In her 2000 remarks, Snowe said, “I hope that the Senate will stand four-square behind disclosure and sunlight and against the unchecked process of these electioneering ads that have certainly, I think, transformed the political landscape in ways that we could not possibly desire or embrace.”
Snowe, in a written statement, told The Portland Press Herald that she opposed the Disclose Act because it was hastily drafted and favored labor unions.
U.S. Sen. Susan Collins, R-Maine, also voted against Disclose, despite having supported McCain-Feingold in 2000.
Collins said she supported campaign transparency laws and hoped to work with U.S. Sen. John McCain, R-Ariz., to draft an alternative proposal.
Disclose would have required political action committees, nonprofits, corporations and unions to reveal donors who gave them $10,000 or more after the group spent more than $10,000 in campaign ads.
Critics of the GOP vote say the party caved in to pressure from the Republican National Committee and the U.S. Chamber of Commerce. The chamber argued that the bill would “silence free speech” and intimidate donors.
Transparency groups say such rationale doesn’t square with the reasons given by the five U.S. Supreme Court justices who loosened campaign finance laws by removing spending limits for corporations, unions and other groups.

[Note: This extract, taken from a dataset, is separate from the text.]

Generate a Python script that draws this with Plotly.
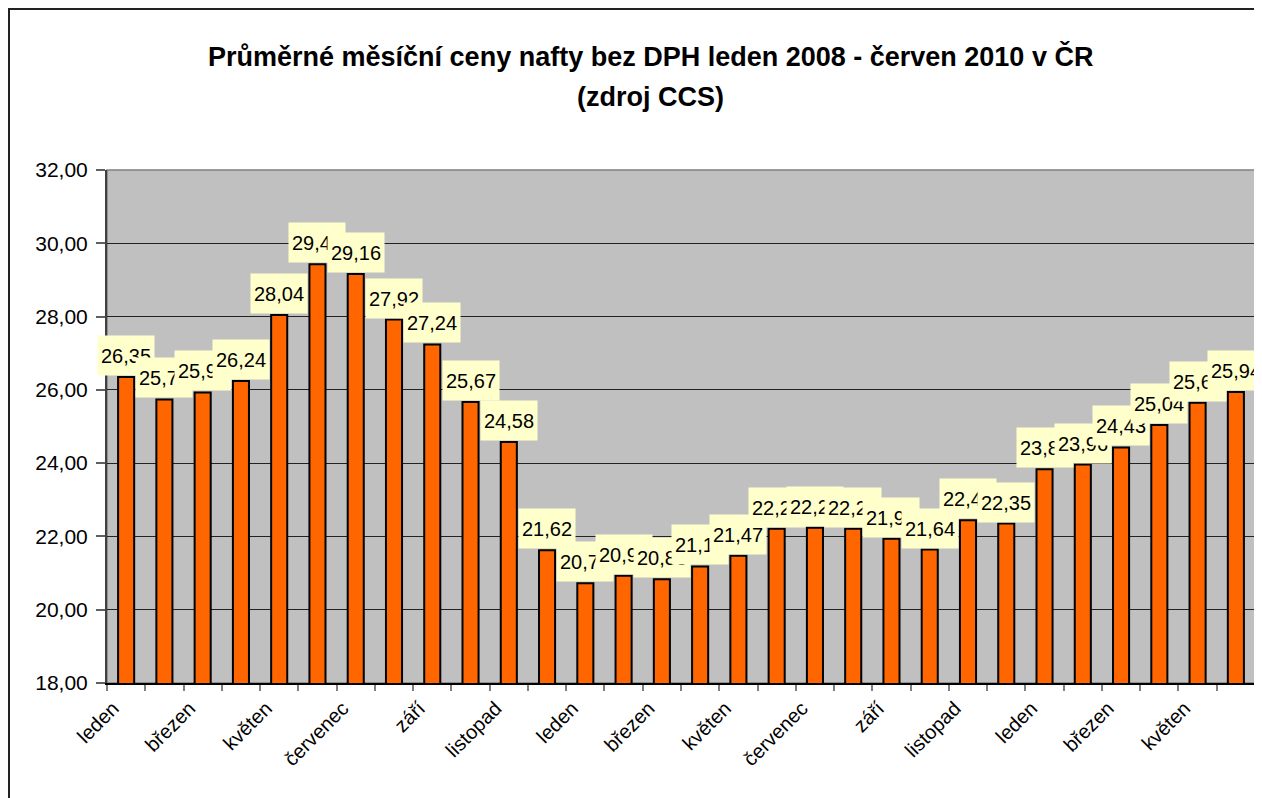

Justice Anthony Kennedy wrote in the majority opinion for “Citizens United” that disclosure permitted citizens to judge the speech — or campaign spending — by corporate entities.
Romney nabs ex-Maine lawmaker
The campaign for Republican presidential hopeful Mitt Romney announced Tuesday that a former Maine lawmaker will lead the staff for Romney’s eventual running mate.
Randy Bumps, who served three terms in the Maine House of Representatives, will become the vice presidential candidate’s director of operations.
Bumps, who represented District 106 — China — between 1997 and 2002, formerly worked as the political director for the National Republican Senatorial Committee.
Bumps also served as the regional political director of the Republican National Committee and the Maine director for the George W. Bush re-election campaign. He was the Maine Republican Party chairman in 2005, as well as a staffer for Collins and former Republican U.S. Sen. William Cohen.
Bumps was identified in 1999 as a potential rising star in the Maine GOP. A quick library search shows that he supported a Republican initiative to require a two-thirds vote by the Legislature to pass any bill that would lead to a tax increase and other tax-related measures.
Bumps, who ran his legislative campaigns on a platform of decreasing Maine’s regulatory and tax burden, in 1999 complimented King after his first term in the Blaine House. Bumps said King took a strong stand for attracting businesses to the state.
King hits the road
King is about to roll out the heavy artillery: his Harley-Davidson motorcycle.
The 68-year-old former governor and a “gang” of his supporters will begin a 600-mile motorcycle tour of the state Monday. King will start in Fort Kent and end the ride in Kittery on Thursday.
Maine voters are familiar with the biker King, who rode in public charity events and showed off his wheels at the Blaine House as governor in the 1990s.
Spokeswoman Crystal Canney said it’s a good way to get out, away from the cellphones and meet voters in small towns.
The Harley also is a heck of a campaign prop, especially judging by how often King’s bike gets mentioned in the national media these days.